I can’t help but wonder if any of the other modes could be more efficient still—numeric mode, kanji mode and byte mode.

Of course, the specs for all this are ISO specs, so I can’t read them without coughing up the moolah.

In case it’s not clear, I am utterly inexpert in this domain.

Further thoughts:

Base45 encoding two octets in three characters is pretty wasteful: 45³ ÷ 256² ≈ 1.39, which is 39% waste. (By contrast, Base64 is 100% efficient with its alphabet: 64⁴ = 256³.) This means that if you were willing to do more complex encoding and decoding, you could shrink your QR code by roughly 39% more—to about 52% of the size of the Base64, rather than 83%. Leaving such a huge gap on the table puzzles me—I’d have thought that either you’d want something simple (where Base64 is well-understood) or want to minimise your QR codes, and Base45 sits in an awkward place in the middle.

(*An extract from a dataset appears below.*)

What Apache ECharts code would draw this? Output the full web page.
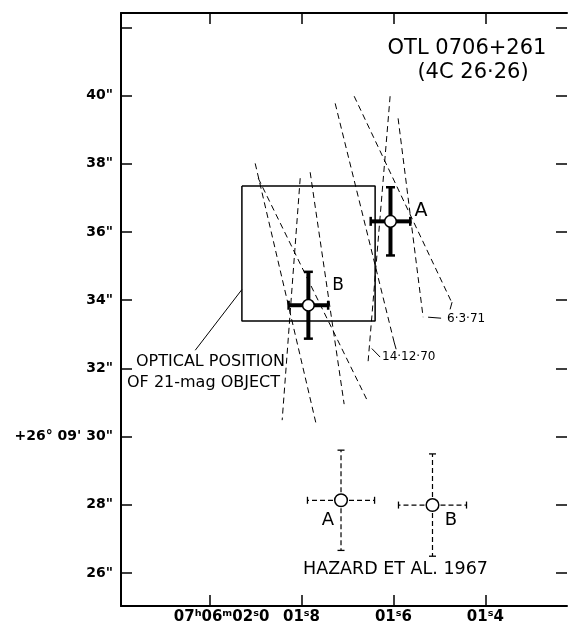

For UTF-8, base-128 will be the most efficient you get. That’ll be ~14% inflation (7 bytes in 8 characters). Which… huh, that looks to be within ε of Base45’s 50% bloat and 24% shrinkage. Not sure if that’s a coincidence or not because I don’t know how alphanumeric mode versus byte mode works in QR codes. But this suggests that alphanumeric mode and Base45-but-not-wasteful would be markedly more efficient than byte mode and Base-122. Still leaves numeric and kanji modes open as possibilities. Again, I’m inexpert and don’t know how the encodings are actually done, and that’ll matter.

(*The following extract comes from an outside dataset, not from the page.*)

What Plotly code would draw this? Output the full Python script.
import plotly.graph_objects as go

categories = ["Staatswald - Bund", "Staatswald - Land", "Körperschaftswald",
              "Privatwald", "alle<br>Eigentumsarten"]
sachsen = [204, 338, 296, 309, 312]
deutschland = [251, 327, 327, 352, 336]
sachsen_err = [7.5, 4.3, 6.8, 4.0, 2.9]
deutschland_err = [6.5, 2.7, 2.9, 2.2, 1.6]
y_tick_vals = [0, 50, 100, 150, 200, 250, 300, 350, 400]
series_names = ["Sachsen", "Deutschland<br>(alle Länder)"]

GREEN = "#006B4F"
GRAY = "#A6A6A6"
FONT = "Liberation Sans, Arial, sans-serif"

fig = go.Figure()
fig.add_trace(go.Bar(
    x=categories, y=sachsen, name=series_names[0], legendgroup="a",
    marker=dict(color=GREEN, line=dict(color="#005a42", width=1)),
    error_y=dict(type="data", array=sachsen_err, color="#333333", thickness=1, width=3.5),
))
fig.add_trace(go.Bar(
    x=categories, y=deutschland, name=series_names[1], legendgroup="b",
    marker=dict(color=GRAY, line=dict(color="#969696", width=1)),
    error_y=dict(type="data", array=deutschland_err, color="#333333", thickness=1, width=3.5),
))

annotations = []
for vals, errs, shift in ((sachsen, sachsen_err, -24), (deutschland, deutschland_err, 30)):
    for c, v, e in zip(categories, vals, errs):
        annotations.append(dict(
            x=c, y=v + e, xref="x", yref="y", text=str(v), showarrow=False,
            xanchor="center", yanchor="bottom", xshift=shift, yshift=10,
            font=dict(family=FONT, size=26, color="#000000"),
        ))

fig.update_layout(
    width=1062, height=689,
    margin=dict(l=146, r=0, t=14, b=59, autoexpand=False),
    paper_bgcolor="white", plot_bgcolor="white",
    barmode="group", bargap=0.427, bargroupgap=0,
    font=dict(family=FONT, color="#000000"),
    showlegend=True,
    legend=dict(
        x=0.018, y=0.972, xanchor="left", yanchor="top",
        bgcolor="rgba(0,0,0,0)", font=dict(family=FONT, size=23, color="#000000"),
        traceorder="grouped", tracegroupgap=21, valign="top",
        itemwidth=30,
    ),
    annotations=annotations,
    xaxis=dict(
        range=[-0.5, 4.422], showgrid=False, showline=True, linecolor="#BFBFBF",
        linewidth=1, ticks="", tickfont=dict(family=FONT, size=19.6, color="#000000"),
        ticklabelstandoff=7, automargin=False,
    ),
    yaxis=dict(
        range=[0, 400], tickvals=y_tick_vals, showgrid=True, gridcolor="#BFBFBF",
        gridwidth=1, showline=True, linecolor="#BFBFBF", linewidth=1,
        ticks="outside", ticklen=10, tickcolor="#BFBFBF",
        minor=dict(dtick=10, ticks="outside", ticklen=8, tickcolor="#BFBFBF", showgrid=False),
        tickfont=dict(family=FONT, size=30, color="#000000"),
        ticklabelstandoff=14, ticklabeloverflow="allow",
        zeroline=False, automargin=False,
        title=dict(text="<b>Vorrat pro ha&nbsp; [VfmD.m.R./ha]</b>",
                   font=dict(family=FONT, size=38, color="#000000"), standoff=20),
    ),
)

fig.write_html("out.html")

On edflsafoiewq’s 40-L figures: Base64 gets 2214 bytes, Base45 gets 2864 bytes, optimally-efficient base-45 would get log₂₅₆ 45⁴²⁹⁶ = 2949 bytes, only around 3% more. I think I must have made a mistake somewhere with some of my numbers.

2 comments

The right way to measure the area ratio is using entropy. An optimal encoding would save at most 3% area over Base45:

Base64 in binary: log₂ 64 / 8 = 75.000% efficient

Base45 in alphanumeric: 4 log₂ 256 / 33 = 96.970% efficient

Optimal numeric: 3 log₂ 10 / 10 = 99.657% efficient

Optimal alphanumeric: 2 log₂ 45 / 11 = 99.851% efficient

Optimal binary (ISO 8859-1): log₂ 191 / 8 = 94.718% efficient

Optimal binary (UTF-8, single-byte subset): log₂ 128 / 8 = 87.500% efficient

Optimal binary (UTF-8, full): 1 = 128 / 2^(8α) + 1920 / 2^(16α) + 63488 / 2^(24α) + 1048576 / 2^(32α) ⇒ α = 89.706% efficient

Optimal kanji (JIS X 0208): log₂ 6879 / 13 = 98.061% efficient

The mistake in your 39% calculation is that you forgot to take logarithms before calculating the ratio.

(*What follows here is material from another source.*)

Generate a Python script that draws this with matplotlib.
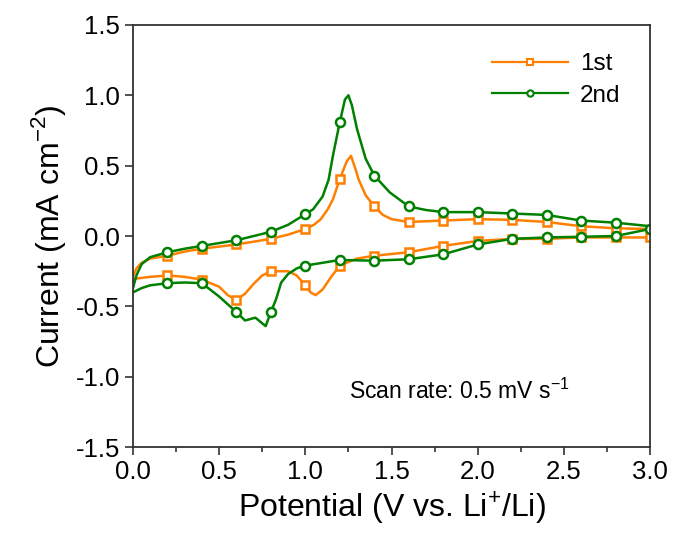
import numpy as np
import matplotlib
matplotlib.use("Agg")
import matplotlib.pyplot as plt
from matplotlib.lines import Line2D
from matplotlib.ticker import MultipleLocator

plt.rcParams['font.family'] = ['Liberation Sans', 'DejaVu Sans']
plt.rcParams['mathtext.fontset'] = 'custom'
plt.rcParams['mathtext.rm'] = 'Liberation Sans'
plt.rcParams['axes.unicode_minus'] = False

# 1st cycle, anodic (0 -> 3 V) then cathodic (3 -> 0 V)
v1_up = [0.0, 0.02, 0.05, 0.1, 0.2, 0.3, 0.4, 0.5, 0.6, 0.7, 0.8, 0.9, 1.0, 1.05, 1.09,
         1.13, 1.16, 1.2, 1.24, 1.265, 1.29, 1.31, 1.35, 1.4, 1.45, 1.5, 1.6, 1.8, 2.0,
         2.2, 2.4, 2.6, 2.8, 3.0]
i1_up = [-0.29, -0.23, -0.19, -0.16, -0.14, -0.11, -0.09, -0.075, -0.06, -0.04, -0.02, 0.01,
         0.05, 0.08, 0.12, 0.19, 0.26, 0.405, 0.53, 0.57, 0.48, 0.40, 0.29, 0.21, 0.15, 0.12,
         0.10, 0.11, 0.12, 0.115, 0.10, 0.07, 0.055, 0.05]
v1_dn = [3.0, 2.8, 2.6, 2.4, 2.2, 2.0, 1.8, 1.6, 1.4, 1.3, 1.2, 1.15, 1.1, 1.06, 1.03, 1.0,
         0.95, 0.9, 0.8, 0.75, 0.7, 0.65, 0.6, 0.55, 0.5, 0.4, 0.3, 0.2, 0.1, 0.0]
i1_dn = [-0.01, -0.01, -0.01, -0.02, -0.02, -0.035, -0.07, -0.115, -0.14, -0.16, -0.21, -0.29,
         -0.38, -0.42, -0.40, -0.35, -0.28, -0.25, -0.25, -0.28, -0.34, -0.41, -0.455, -0.42,
         -0.36, -0.31, -0.29, -0.28, -0.29, -0.305]

# 2nd cycle
v2_up = [0.0, 0.02, 0.05, 0.1, 0.2, 0.3, 0.4, 0.5, 0.6, 0.7, 0.8, 0.9, 1.0, 1.045, 1.1,
         1.135, 1.16, 1.2, 1.23, 1.25, 1.27, 1.3, 1.35, 1.4, 1.49, 1.6, 1.7, 1.8, 2.0,
         2.2, 2.4, 2.6, 2.8, 3.0]
i2_up = [-0.37, -0.28, -0.2, -0.15, -0.115, -0.09, -0.07, -0.05, -0.03, 0.0, 0.03, 0.08,
         0.155, 0.19, 0.28, 0.40, 0.57, 0.81, 0.97, 1.0, 0.93, 0.76, 0.55, 0.43, 0.31, 0.21,
         0.185, 0.17, 0.17, 0.16, 0.15, 0.11, 0.095, 0.07]
v2_dn = [3.0, 2.8, 2.6, 2.4, 2.2, 2.0, 1.8, 1.6, 1.4, 1.2, 1.0, 0.95, 0.9, 0.86, 0.83, 0.8,
         0.77, 0.74, 0.71, 0.68, 0.65, 0.6, 0.5, 0.4, 0.3, 0.2, 0.1, 0.05, 0.0]
i2_dn = [0.05, 0.0, -0.005, -0.01, -0.02, -0.06, -0.13, -0.165, -0.175, -0.17, -0.21, -0.23,
         -0.27, -0.33, -0.45, -0.54, -0.64, -0.61, -0.58, -0.59, -0.60, -0.54, -0.43, -0.335,
         -0.33, -0.335, -0.35, -0.37, -0.40]

labels = ["1st", "2nd"]
colors = ["#FF7F00", "#008000"]
markers = ["s", "o"]

fig = plt.figure(figsize=(6.75, 5.42), dpi=100)
ax = fig.add_axes([0.197, 0.175, 0.766, 0.779])


def marker_idx(up, dn):
    # markers every 0.2 V (not at 0 V), the 3 V marker sits on the return sweep
    v = list(up) + list(dn)
    idx = []
    for k, x in enumerate(v):
        if k == len(up) - 1:
            continue
        q = x / 0.2
        if x > 0.01 and abs(q - round(q)) < 1e-6:
            idx.append(k)
    return v, idx


cycles = [(v1_up, i1_up, v1_dn, i1_dn), (v2_up, i2_up, v2_dn, i2_dn)]
handles = []
for (vu, iu, vd, idn), lab, c, m in zip(cycles, labels, colors, markers):
    v, idx = marker_idx(vu, vd)
    cur = list(iu) + list(idn)
    ax.plot(v, cur, color=c, lw=1.8, marker=m, markevery=idx, ms=6 if m == 's' else 6.5,
            mfc='white', mec=c, mew=1.8)
    handles.append(Line2D([], [], color=c, lw=1.6, marker=m, ms=4.5, mfc='white',
                          mec=c, mew=1.5, label=lab))

ax.set_xlim(0, 3.0)
ax.set_ylim(-1.5, 1.5)
ax.xaxis.set_major_locator(MultipleLocator(0.5))
ax.xaxis.set_minor_locator(MultipleLocator(0.25))
ax.yaxis.set_major_locator(MultipleLocator(0.5))
ax.tick_params(which='both', direction='out', labelsize=18.5, width=1.2, colors='#333333',
               labelcolor='black')
ax.tick_params(which='major', length=6)
ax.tick_params(which='minor', length=3.5)
for s in ax.spines.values():
    s.set_linewidth(1.3)
    s.set_color('#333333')

ax.set_xlabel("Potential (V vs. Li$^{+}$/Li)", fontsize=23, labelpad=3)
ax.set_ylabel("Current (mA cm$^{-2}$)", fontsize=23, labelpad=5)

ax.text(0.418, 0.115, "Scan rate: 0.5 mV s$^{-1}$", transform=ax.transAxes, fontsize=16.5)

ax.legend(handles=handles, loc='upper right', frameon=False, fontsize=17.5,
          handlelength=3.1, handletextpad=0.5, borderaxespad=0.5, labelspacing=0.4,
          bbox_to_anchor=(0.985, 0.985))

fig.savefig("out.png", dpi=100)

Ah hah, yes, the 39% was linear but needed to be log. Thanks for that, and all the other figures too.
> I can’t help but wonder if any of the other modes could be more efficient still—numeric mode, kanji mode and byte mode.

Byte mode is obviously most efficient. Alphanumeric mode uses 5.5 bits per each character, so combined with base45 it uses 5.5 * 3 = 16.5 bits to pack two octets. Base45 is actually not that bad as it seems (3.1% overhead). [EDIT: I've since seen edflsafoiewq's mention that typical QR readers try to interpret binary data as UTF-8, so it is not pointless.]

[MORE EDIT: I've completely missed the last paragraph, so I was actually just confirming what chrismorgan said.]

> Maybe a compatibility issue?

From the introduction:

> Even in Byte mode a typical QR-code reader tries to interpret a byte sequence as an UTF-8 or ISO/IEC 8859-1 encoded text. Thus QR-codes cannot be used to encode arbitrary binary data directly.

Back to your comment:

> Base45 is actually not that bad as it seems (3.1% overhead)

That’s very close to my logarithm calculations from edflsafoiewq’s 40-L figures (the log₂₅₆ 45⁴²⁹⁶ bit of my comment, just added). Would you mind explaining to me what I did wrong with my 45³ ÷ 256² calculation that said 39%?

Oops, I've completely missed the last paragraph and thought that you were giving a wildly larger figure with a wrong assumption. Your actual assumption for optimally-efficient base-45 is correct and close enough to the actual QR code spec.
I’ve been adding bits to my comment as I went. It wasn’t there when you wrote your comment. I’m stopping now and going to go eat, confused about the 39% and 3% and what’s going on. I haven’t worked with QR codes enough!